┌──
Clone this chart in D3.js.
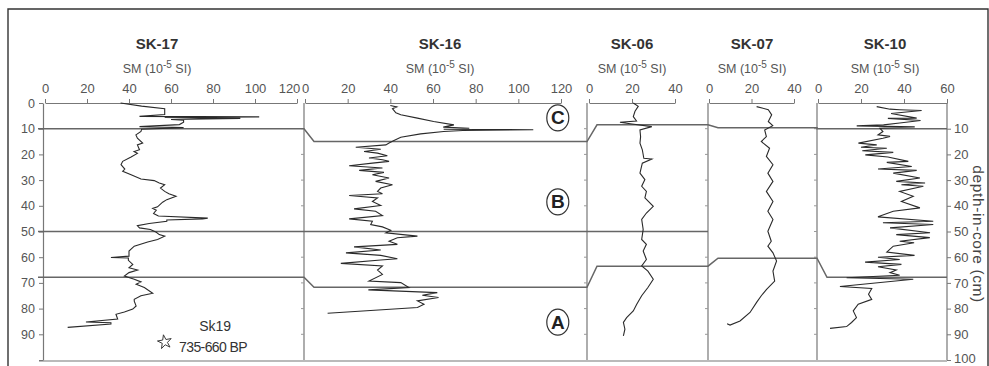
<!DOCTYPE html>
<html><head><meta charset="utf-8">
<script src="https://cdn.jsdelivr.net/npm/d3@7"></script>
<style>body{margin:0;background:#fff}svg{display:block}</style>
</head><body><svg id="c" width="989" height="366"></svg>
<script>
// ---------- data ----------
const cores = ["SK-17", "SK-16", "SK-06", "SK-07", "SK-10"];
const axisMax = [120, 120, 40, 40, 60];
const xTickLabels = [[0,20,40,60,80,100,120],[0,20,40,60,80,100,120],[0,20,40],[0,20,40],[0,20,40,60]];
const depthTicksLeft = [0,10,20,30,40,50,60,70,80,90,100];
const depthTicksRight = [10,20,30,40,50,60,70,80,90,100];
const unitLabel = "SM (10";
const unitExp = "-5";
const unitTail = " SI)";
const depthLabel = "depth-in-core (cm)";

const sk17Depth = [0,1.2,2.2,4.5,5.2,5.4,5.6,6.0,6.4,6.7,
  7.5,8.4,9.2,9.6,10.2,11.1,12.4,13.7,15.6,16.3,
  18.2,18.9,19.6,21,22.7,24,25.7,26.6,27.9,29.6,
  30.2,31.1,31.8,33.1,34.4,35.3,36.3,37.6,38.6,40.4,
  41,41.7,43,44,44.8,45.1,45.5,46,46.9,47.7,
  48.6,49.2,50.3,51.2,51.8,53.1,54.1,55.7,57.6,59.6,
  60.1,60.3,61.2,62.8,64.1,65,66,67.3,68.6,69.6,
  70.5,71.8,74,75,76.4,77.1,79,80.2,81.3,82.2,
  84.1,85.2,85.5,86,87.3];
const sk17SM = [36,46,57,57,45,102,57,93,60,66,
  66,64,45,66,46,45.7,43.3,44,46.5,44,
  45,42.4,44,41,37,36.2,38,37,41,45.7,
  52,54.4,57,55,57,59,62.4,58,56,53.6,
  51.3,53,51.7,54,77.5,75,58,58,49.6,44,
  45,50.2,53,54.4,57,53.6,48.9,42.5,40,40,
  31.4,39.7,39.7,41.8,40,44.1,40,37.8,42.5,45.7,
  43.4,47.3,51.3,45.7,42.5,42.5,43.4,41.8,37.8,33.8,
  34.6,19.5,31.4,31.4,10.8];

const sk16Depth = [1.0,1.5,2.2,3.8,4.6,5.9,7.2,8.5,9.4,9.8,
  10.2,10.4,10.7,11.1,12,13.3,14.6,15.6,16.3,17.2,
  18,18.9,19.5,20.5,21.4,22.1,22.7,23.4,24.4,25.3,
  26.2,27,27.9,29.2,30.5,31.8,33.1,34.4,35.3,36,
  36.9,38.3,39.9,41.2,42.1,43.8,45.1,46,47.3,48.2,
  49.5,50.5,51.8,52.4,53.8,55,56,57.2,58.3,59.3,
  60.6,61.1,62.4,63.4,65,66.7,69.3,69.9,71.8,72.7,
  73.8,74.8,75.7,77,78.3,79.6,81.8];
const sk16SM = [40,43,41,42.6,44.9,52.7,60.3,69.8,64.8,77,
  65,107,74,65,54.2,44.9,41.7,39.4,37.9,23.8,
  35.5,27.7,34,38.6,30,36.3,39.4,31.6,20.7,36.3,
  25.4,37,31.6,39.4,33.1,41,35.5,34,36.3,20.7,
  34,31.6,35.5,23,33.1,36.3,20.7,31.6,30.8,36.3,
  40.2,37.9,52.7,43.3,39.4,43.3,23,35.5,19.2,35.5,
  43.3,35.5,16.8,36.3,34,36.3,30,44.9,48.7,29.7,
  62,55,62.6,52.7,55.8,52.7,10.6];

const sk06Depth = [0,1.3,3.2,5.3,7.0,7.5,8.2,9.2,10.5,13.1,
  15.6,18.2,21.5,21.8,23.4,27.3,29.8,32.4,34.4,36.9,
  40.2,42.8,45.3,49.2,53.1,55,57.6,60.9,63.4,65.4,
  68.6,71.8,75,78.3,80.9,83.5,85.4,88,90.6];
const sk06SM = [20.6,22.9,21.4,20.6,22.1,14.4,20,29.2,23.7,24,
  23.7,24.8,25.5,29.2,24.8,23.7,26,24.5,26.7,26,
  29.9,26.7,24.5,25.2,24.5,26.7,25.2,26.7,24.5,27.4,
  29.9,27.4,24.5,22.2,20.6,17.5,16,16.7,16];

const sk07Depth = [1.4,2.6,4.6,7.2,8.8,10.5,13.1,15,17.6,20.8,
  24,27.3,30.5,34.4,38.3,42.1,45.3,49.9,53.8,55.7,
  58.3,61.5,65.4,69.3,72.5,75,77.6,81.5,84.8,86.4,
  85.9];
const sk07SM = [22.4,27.9,29.5,27.9,30,26.2,27,24.6,28.5,27,
  30.1,27.7,30.1,27,30.1,27.7,30.1,27.7,29.3,27.7,
  30.1,31.8,30.1,30.9,27.1,24.6,22.4,19.3,14.6,9.9,
  8.5];

const sk10Depth = [1.4,2.4,2.6,2.9,4.1,5.9,6.0,6.8,7.8,8.5,
  8.9,9.3,9.8,11.1,12.4,13,13.7,15.6,16.3,17.2,
  17.6,18.6,19.2,20.2,21,22.7,23.1,24.7,25.7,26.2,
  27.3,29.2,30.5,31.1,31.8,32.4,34.4,36.3,38.3,40.8,
  42.1,44.3,46,46.6,47.3,48.6,50.5,51.2,52.4,53.8,
  54.4,55.7,58,59.3,60,60.9,61.9,62.8,63.7,65,
  66,67,68,68.6,71.4,72.2,74.4,76.4,78.3,80.9,
  83.5,85.4,87,87.7];
const sk10SM = [27.3,33.5,38,48.2,34,45.9,32.5,47.7,38,30.5,
  18,45,28.8,30.2,27.9,33.5,30.2,18.8,27.3,20,
  32,20.6,35,22,32.5,42,32,43.6,27.9,45.9,
  35,47.4,36.4,49.8,38.8,49,38,44.3,38.8,47.4,
  35,27.9,53.6,30.2,53.6,33.5,52.1,36.4,52,38,
  44.7,35,32,44.9,27.9,38,21.9,38.8,27.9,36.4,
  33.5,38,13.3,44.3,10.2,25,23.5,25,18.7,16.4,
  17.9,15.6,13.3,5.6];

const seriesDepth = [sk17Depth, sk16Depth, sk06Depth, sk07Depth, sk10Depth];
const seriesSM = [sk17SM, sk16SM, sk06SM, sk07SM, sk10SM];

// zone boundaries (depth, cm) per core
const upperBoundary = [10, 15, 8.5, 9.6, 10];
const middleBoundary = [50, 50, 50, null, null];
const lowerBoundary = [67.8, 71.7, 63.5, 60.4, 67.8];
const zoneNames = ["C", "B", "A"];
const zoneDepths = [5.8, 38.5, 85.3];
const zoneValue = 118.5; // on SK-16 scale
const dateSite = "Sk19";
const dateText = "735-660 BP";

// ---------- layout ----------
const W = 989, H = 366;
const panelLeft  = [43, 304, 587, 708, 817];
const panelRight = [304, 587, 708, 817, 947];
const rangeStart = [45, 305, 589, 709, 818];
const rangeEnd   = [297, 561, 675, 794, 947];
const titleX     = [157, 440, 632, 752, 885];
const yTop = 103, yBot = 360;
const font = "'Liberation Sans', Arial, sans-serif";

const svg = d3.select("#c");
svg.append("rect").attr("width", W).attr("height", H).attr("fill", "#fff");

const y = d3.scaleLinear().domain([0, 100]).range([yTop, yBot]);
const xs = cores.map((c, i) => d3.scaleLinear().domain([0, axisMax[i]]).range([rangeStart[i], rangeEnd[i]]));

// outer frame
svg.append("path").attr("d", `M8,${H+5}V9H988V${H+5}`).attr("fill", "none").attr("stroke", "#333").attr("stroke-width", 1.4);

// titles
cores.forEach((c, i) => {
  svg.append("text").attr("x", titleX[i]).attr("y", 49).attr("text-anchor", "middle")
    .attr("font-family", font).attr("font-weight", "bold").attr("font-size", 15).attr("fill", "#333").text(c);
  const t = svg.append("text").attr("x", titleX[i]).attr("y", 73).attr("text-anchor", "middle")
    .attr("font-family", font).attr("font-size", 12.5).attr("fill", "#555");
  t.append("tspan").text(unitLabel);
  t.append("tspan").attr("dy", -5).attr("font-size", 10).text(unitExp);
  t.append("tspan").attr("dy", 5).text(unitTail);
});

// top axes
cores.forEach((c, i) => {
  const g = svg.append("g").attr("transform", `translate(0,${yTop})`)
    .call(d3.axisTop(xs[i]).tickValues(xTickLabels[i]).tickSize(4).tickSizeOuter(0).tickPadding(6));
  g.select(".domain").attr("stroke", "#777").attr("stroke-width", 1.2);
  g.selectAll(".tick line").attr("stroke", "#777");
  g.selectAll(".tick text").attr("font-family", font).attr("font-size", 13).attr("fill", "#555");
  if (i === 0) g.selectAll(".tick text").filter(d => d === 120).attr("dx", -8);
});

// left axis
const gl = svg.append("g").attr("transform", `translate(${panelLeft[0]},0)`)
  .call(d3.axisLeft(y).tickValues(depthTicksLeft).tickSize(4).tickSizeOuter(0).tickPadding(4)
    .tickFormat(d => d === 100 ? "" : d));
gl.select(".domain").attr("stroke", "#777").attr("stroke-width", 1.2);
gl.selectAll(".tick line").attr("stroke", "#777");
gl.selectAll(".tick text").attr("font-family", font).attr("font-size", 12.5).attr("fill", "#555");

// right axis
const gr = svg.append("g").attr("transform", `translate(${panelRight[4]},0)`)
  .call(d3.axisRight(y).tickValues(depthTicksRight).tickSize(4).tickSizeOuter(0).tickPadding(3));
gr.select(".domain").remove();
gr.selectAll(".tick line").attr("stroke", "#777");
gr.selectAll(".tick text").attr("font-family", font).attr("font-size", 13).attr("fill", "#555");
gr.selectAll(".tick text").filter(d => d === 100).attr("dy", "0.2em");
svg.append("line").attr("x1", panelRight[4]).attr("x2", panelRight[4]).attr("y1", yTop).attr("y2", yBot)
  .attr("stroke", "#777").attr("stroke-width", 1.2);

svg.append("text").attr("transform", `translate(973,${y(51)}) rotate(90)`).attr("text-anchor", "middle")
  .attr("font-family", font).attr("font-size", 15.5).attr("fill", "#444").attr("letter-spacing", 0.6).text(depthLabel);

// panel dividers
panelLeft.slice(1).forEach(px => {
  svg.append("line").attr("x1", px).attr("x2", px).attr("y1", yTop).attr("y2", yBot)
    .attr("stroke", "#777").attr("stroke-width", 1.2);
  depthTicksRight.slice(0, 9).forEach(d => {
    svg.append("line").attr("x1", px - 3).attr("x2", px).attr("y1", y(d)).attr("y2", y(d))
      .attr("stroke", "#999").attr("stroke-width", 1);
  });
});
// bottom line
svg.append("line").attr("x1", panelLeft[0] - 4).attr("x2", panelRight[4]).attr("y1", yBot + 1).attr("y2", yBot + 1)
  .attr("stroke", "#777").attr("stroke-width", 1.2);

// zone boundaries
function boundaryPath(depths) {
  const pts = [];
  const slant = 10;
  depths.forEach((d, i) => {
    if (d == null) return;
    const prev = i > 0 ? depths[i - 1] : null;
    const x0 = (prev != null && Math.abs(prev - d) > 0.8) ? panelLeft[i] + slant : panelLeft[i];
    if (pts.length === 0) pts.push([panelLeft[i] - 5, y(d)]);
    pts.push([x0, y(d)]);
    pts.push([panelRight[i], y(d)]);
  });
  return d3.line()(pts);
}
[upperBoundary, middleBoundary, lowerBoundary].forEach(b => {
  svg.append("path").attr("d", boundaryPath(b)).attr("fill", "none")
    .attr("stroke", "#666").attr("stroke-width", 1.5);
});

// series lines
cores.forEach((c, i) => {
  const pts = d3.zip(seriesDepth[i], seriesSM[i]);
  const line = d3.line().x(p => xs[i](p[1])).y(p => y(p[0]));
  svg.append("path").attr("d", line(pts)).attr("fill", "none")
    .attr("stroke", "#2a2a2a").attr("stroke-width", 1.1).attr("stroke-linejoin", "miter");
});

// zone labels
zoneNames.forEach((z, k) => {
  const cx = xs[1](zoneValue), cy = y(zoneDepths[k]);
  svg.append("ellipse").attr("cx", cx).attr("cy", cy).attr("rx", 11).attr("ry", 13)
    .attr("fill", "#fff").attr("stroke", "#333").attr("stroke-width", 1.2);
  svg.append("text").attr("x", cx).attr("y", cy + 6.5).attr("text-anchor", "middle")
    .attr("font-family", font).attr("font-weight", "bold").attr("font-size", 19).attr("fill", "#222").text(z);
});

// date annotation
svg.append("text").attr("x", xs[0](81)).attr("y", y(86.8) + 5).attr("text-anchor", "middle")
  .attr("font-family", "'Liberation Sans Narrow', 'Liberation Sans', Arial, sans-serif")
  .attr("font-size", 14).attr("fill", "#333").text(dateSite);
svg.append("text").attr("x", xs[0](80)).attr("y", y(95) + 5).attr("text-anchor", "middle")
  .attr("font-family", "'Liberation Sans Narrow', 'Liberation Sans', Arial, sans-serif")
  .attr("font-size", 14).attr("letter-spacing", -0.6).attr("fill", "#333").text(dateText);
svg.append("path").attr("d", d3.symbol(d3.symbolStar, 60)())
  .attr("transform", `translate(${xs[0](57)},${y(93)}) rotate(-10)`)
  .attr("fill", "none").attr("stroke", "#333").attr("stroke-width", 0.9);
</script></body></html>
└──
### Task brief
Write out the lines from the start of the material to the line with "34.6,19.5,31.4,31.4,10.8];", inclusive and exactly. Skip the pictures.

### Solution for this task
Clone this chart in D3.js.
<!DOCTYPE html>
<html><head><meta charset="utf-8">
<script src="https://cdn.jsdelivr.net/npm/d3@7"></script>
<style>body{margin:0;background:#fff}svg{display:block}</style>
</head><body><svg id="c" width="989" height="366"></svg>
<script>
// ---------- data ----------
const cores = ["SK-17", "SK-16", "SK-06", "SK-07", "SK-10"];
const axisMax = [120, 120, 40, 40, 60];
const xTickLabels = [[0,20,40,60,80,100,120],[0,20,40,60,80,100,120],[0,20,40],[0,20,40],[0,20,40,60]];
const depthTicksLeft = [0,10,20,30,40,50,60,70,80,90,100];
const depthTicksRight = [10,20,30,40,50,60,70,80,90,100];
const unitLabel = "SM (10";
const unitExp = "-5";
const unitTail = " SI)";
const depthLabel = "depth-in-core (cm)";

const sk17Depth = [0,1.2,2.2,4.5,5.2,5.4,5.6,6.0,6.4,6.7,
  7.5,8.4,9.2,9.6,10.2,11.1,12.4,13.7,15.6,16.3,
  18.2,18.9,19.6,21,22.7,24,25.7,26.6,27.9,29.6,
  30.2,31.1,31.8,33.1,34.4,35.3,36.3,37.6,38.6,40.4,
  41,41.7,43,44,44.8,45.1,45.5,46,46.9,47.7,
  48.6,49.2,50.3,51.2,51.8,53.1,54.1,55.7,57.6,59.6,
  60.1,60.3,61.2,62.8,64.1,65,66,67.3,68.6,69.6,
  70.5,71.8,74,75,76.4,77.1,79,80.2,81.3,82.2,
  84.1,85.2,85.5,86,87.3];
const sk17SM = [36,46,57,57,45,102,57,93,60,66,
  66,64,45,66,46,45.7,43.3,44,46.5,44,
  45,42.4,44,41,37,36.2,38,37,41,45.7,
  52,54.4,57,55,57,59,62.4,58,56,53.6,
  51.3,53,51.7,54,77.5,75,58,58,49.6,44,
  45,50.2,53,54.4,57,53.6,48.9,42.5,40,40,
  31.4,39.7,39.7,41.8,40,44.1,40,37.8,42.5,45.7,
  43.4,47.3,51.3,45.7,42.5,42.5,43.4,41.8,37.8,33.8,
  34.6,19.5,31.4,31.4,10.8];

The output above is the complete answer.